Nature, Culture, and Inequality
- Author: Thomas Piketty
- Original title: Nature, culture et inégalités
- Translator: Willard Wood
- Language: French
- Subject: Economic inequality
- Genre: Non-fiction
- Publication date: 2023
- Publication place: France
- Published in English: 10 September 2024
- Pages: 90 (French edition)96 (English edition)
- ISBN: 978-1-63542-456-0 English edition

= Nature, Culture, and Inequality =

2023 book by Thomas Piketty

Creating Nature, Culture, and Inequality: A Comparative and Historical Perspective is a 2023 book by French economist Thomas Piketty. It was first published in French as Nature, culture et inégalités: Une perspective comparative et historique by the Société d'ethnologie.

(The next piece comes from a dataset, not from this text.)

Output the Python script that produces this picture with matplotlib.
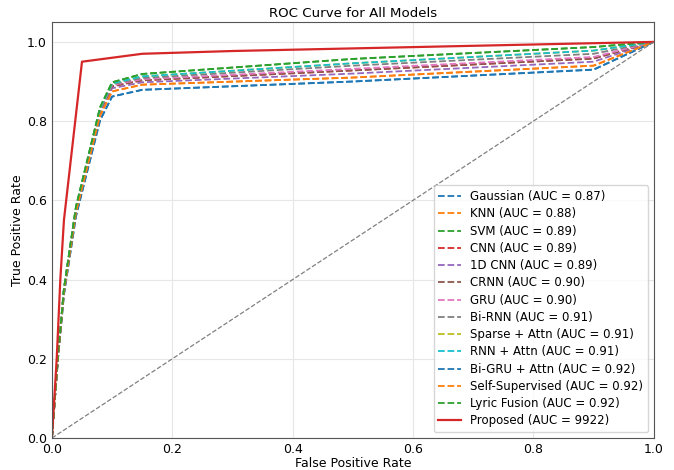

An English translation by Willard Wood was published in 2024.

== Reception ==
The book has been reviewed in leading publications, with both its scope and limitations being discussed. Kirkus Reviews described the book as an accessible introduction to Piketty's wider body of work. The review found that the book provided a useful synthesis, but noted that readers familiar with his previous publications would encounter few new ideas. It also considered the treatment of nature and culture less extensive than the title suggested. Writing in The Guardian, economist Jonathan Portes agreed with Piketty's emphasis on education and with much of his analysis of inequality. Portes was less convinced by the book's brief discussion of removing services from market control. He also criticised its limited explanation of how political mobilisation develops and its omission of the technology sector's role in concentrating wealth and political power. Paris School of Economics highlighted its discussion of the twentieth-century redistribution of income and wealth, while noting that the poorest half of the population continued to own only a small share of total wealth. Paul Sweeney of The Irish Times regarded the book as a clear overview of Piketty's research on taxation and inequality.